» GOAL
Print the listing as it stands, omitting all images.

-*-*-

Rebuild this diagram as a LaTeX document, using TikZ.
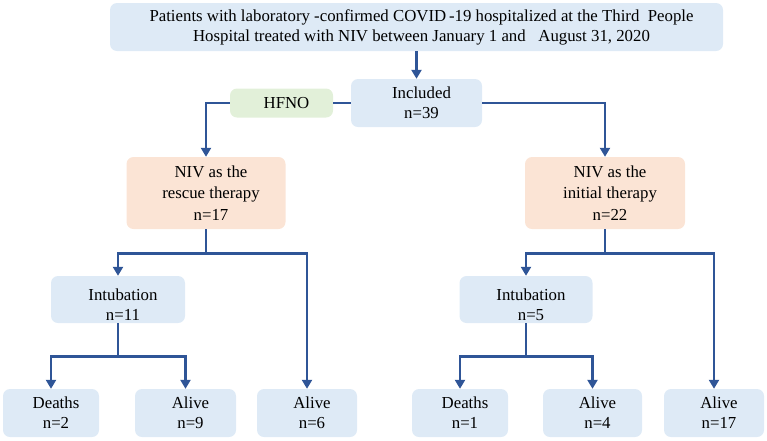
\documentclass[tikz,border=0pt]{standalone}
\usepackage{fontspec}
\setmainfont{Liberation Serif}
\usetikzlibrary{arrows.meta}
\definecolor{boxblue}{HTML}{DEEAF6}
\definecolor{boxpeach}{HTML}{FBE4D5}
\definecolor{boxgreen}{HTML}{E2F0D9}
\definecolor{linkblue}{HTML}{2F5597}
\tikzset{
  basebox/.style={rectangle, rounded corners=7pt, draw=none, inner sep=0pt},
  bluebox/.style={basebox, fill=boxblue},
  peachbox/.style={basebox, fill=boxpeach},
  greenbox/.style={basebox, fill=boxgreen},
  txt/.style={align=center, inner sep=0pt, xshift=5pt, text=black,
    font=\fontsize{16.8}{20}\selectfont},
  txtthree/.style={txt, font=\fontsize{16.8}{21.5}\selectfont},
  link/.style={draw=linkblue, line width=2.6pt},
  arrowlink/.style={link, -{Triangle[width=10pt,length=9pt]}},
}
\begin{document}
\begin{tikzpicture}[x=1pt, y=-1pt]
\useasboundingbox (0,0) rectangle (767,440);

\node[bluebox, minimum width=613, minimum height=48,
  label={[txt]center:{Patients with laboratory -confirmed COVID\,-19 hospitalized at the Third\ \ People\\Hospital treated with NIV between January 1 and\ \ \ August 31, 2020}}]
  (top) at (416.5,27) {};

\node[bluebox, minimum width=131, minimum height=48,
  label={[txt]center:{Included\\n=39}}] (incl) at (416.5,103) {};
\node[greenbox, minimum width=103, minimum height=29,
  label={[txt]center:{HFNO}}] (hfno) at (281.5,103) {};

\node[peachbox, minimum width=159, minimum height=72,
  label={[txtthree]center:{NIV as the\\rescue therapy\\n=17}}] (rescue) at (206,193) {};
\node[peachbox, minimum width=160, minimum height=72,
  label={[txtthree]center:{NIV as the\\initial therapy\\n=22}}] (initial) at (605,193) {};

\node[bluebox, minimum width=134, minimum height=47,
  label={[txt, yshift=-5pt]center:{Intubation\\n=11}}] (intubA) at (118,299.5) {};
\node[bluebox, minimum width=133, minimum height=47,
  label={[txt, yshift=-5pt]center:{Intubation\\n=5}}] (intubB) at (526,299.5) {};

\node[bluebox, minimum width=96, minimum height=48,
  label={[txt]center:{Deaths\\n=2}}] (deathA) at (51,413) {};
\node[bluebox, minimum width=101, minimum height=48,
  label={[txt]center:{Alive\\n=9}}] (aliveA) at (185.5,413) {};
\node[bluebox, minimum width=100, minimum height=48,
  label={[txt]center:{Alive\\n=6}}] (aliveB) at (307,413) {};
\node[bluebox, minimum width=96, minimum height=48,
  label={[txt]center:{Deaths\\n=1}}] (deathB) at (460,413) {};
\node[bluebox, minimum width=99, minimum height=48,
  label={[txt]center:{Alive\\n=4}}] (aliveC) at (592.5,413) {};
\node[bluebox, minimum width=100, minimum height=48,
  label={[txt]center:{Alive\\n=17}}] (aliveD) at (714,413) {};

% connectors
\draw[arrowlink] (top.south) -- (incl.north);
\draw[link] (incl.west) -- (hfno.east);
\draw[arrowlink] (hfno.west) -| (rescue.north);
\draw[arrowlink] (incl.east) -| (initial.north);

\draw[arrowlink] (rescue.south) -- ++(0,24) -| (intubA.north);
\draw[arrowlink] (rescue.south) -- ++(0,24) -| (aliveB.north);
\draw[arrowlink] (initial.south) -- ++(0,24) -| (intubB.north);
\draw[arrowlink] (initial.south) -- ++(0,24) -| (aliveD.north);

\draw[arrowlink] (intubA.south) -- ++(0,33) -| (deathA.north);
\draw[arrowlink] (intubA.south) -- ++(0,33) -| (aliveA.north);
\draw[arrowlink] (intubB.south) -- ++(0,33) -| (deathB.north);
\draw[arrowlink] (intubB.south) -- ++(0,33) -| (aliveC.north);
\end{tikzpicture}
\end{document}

-*-*-

» EXPECTED OUTPUT
Rebuild this diagram as a LaTeX document, using TikZ.
\documentclass[tikz,border=0pt]{standalone}
\usepackage{fontspec}
\setmainfont{Liberation Serif}
\usetikzlibrary{arrows.meta}
\definecolor{boxblue}{HTML}{DEEAF6}
\definecolor{boxpeach}{HTML}{FBE4D5}
\definecolor{boxgreen}{HTML}{E2F0D9}
\definecolor{linkblue}{HTML}{2F5597}
\tikzset{
  basebox/.style={rectangle, rounded corners=7pt, draw=none, inner sep=0pt},
  bluebox/.style={basebox, fill=boxblue},
  peachbox/.style={basebox, fill=boxpeach},
  greenbox/.style={basebox, fill=boxgreen},
  txt/.style={align=center, inner sep=0pt, xshift=5pt, text=black,
    font=\fontsize{16.8}{20}\selectfont},
  txtthree/.style={txt, font=\fontsize{16.8}{21.5}\selectfont},
  link/.style={draw=linkblue, line width=2.6pt},
  arrowlink/.style={link, -{Triangle[width=10pt,length=9pt]}},
}
\begin{document}
\begin{tikzpicture}[x=1pt, y=-1pt]
\useasboundingbox (0,0) rectangle (767,440);

\node[bluebox, minimum width=613, minimum height=48,
  label={[txt]center:{Patients with laboratory -confirmed COVID\,-19 hospitalized at the Third\ \ People\\Hospital treated with NIV between January 1 and\ \ \ August 31, 2020}}]
  (top) at (416.5,27) {};

\node[bluebox, minimum width=131, minimum height=48,
  label={[txt]center:{Included\\n=39}}] (incl) at (416.5,103) {};
\node[greenbox, minimum width=103, minimum height=29,
  label={[txt]center:{HFNO}}] (hfno) at (281.5,103) {};

\node[peachbox, minimum width=159, minimum height=72,
  label={[txtthree]center:{NIV as the\\rescue therapy\\n=17}}] (rescue) at (206,193) {};
\node[peachbox, minimum width=160, minimum height=72,
  label={[txtthree]center:{NIV as the\\initial therapy\\n=22}}] (initial) at (605,193) {};

\node[bluebox, minimum width=134, minimum height=47,
  label={[txt, yshift=-5pt]center:{Intubation\\n=11}}] (intubA) at (118,299.5) {};
\node[bluebox, minimum width=133, minimum height=47,
  label={[txt, yshift=-5pt]center:{Intubation\\n=5}}] (intubB) at (526,299.5) {};

\node[bluebox, minimum width=96, minimum height=48,
  label={[txt]center:{Deaths\\n=2}}] (deathA) at (51,413) {};
\node[bluebox, minimum width=101, minimum height=48,
  label={[txt]center:{Alive\\n=9}}] (aliveA) at (185.5,413) {};
\node[bluebox, minimum width=100, minimum height=48,
  label={[txt]center:{Alive\\n=6}}] (aliveB) at (307,413) {};
\node[bluebox, minimum width=96, minimum height=48,
  label={[txt]center:{Deaths\\n=1}}] (deathB) at (460,413) {};
\node[bluebox, minimum width=99, minimum height=48,
  label={[txt]center:{Alive\\n=4}}] (aliveC) at (592.5,413) {};
\node[bluebox, minimum width=100, minimum height=48,
  label={[txt]center:{Alive\\n=17}}] (aliveD) at (714,413) {};

% connectors
\draw[arrowlink] (top.south) -- (incl.north);
\draw[link] (incl.west) -- (hfno.east);
\draw[arrowlink] (hfno.west) -| (rescue.north);
\draw[arrowlink] (incl.east) -| (initial.north);

\draw[arrowlink] (rescue.south) -- ++(0,24) -| (intubA.north);
\draw[arrowlink] (rescue.south) -- ++(0,24) -| (aliveB.north);
\draw[arrowlink] (initial.south) -- ++(0,24) -| (intubB.north);
\draw[arrowlink] (initial.south) -- ++(0,24) -| (aliveD.north);

\draw[arrowlink] (intubA.south) -- ++(0,33) -| (deathA.north);
\draw[arrowlink] (intubA.south) -- ++(0,33) -| (aliveA.north);
\draw[arrowlink] (intubB.south) -- ++(0,33) -| (deathB.north);
\draw[arrowlink] (intubB.south) -- ++(0,33) -| (aliveC.north);
\end{tikzpicture}
\end{document}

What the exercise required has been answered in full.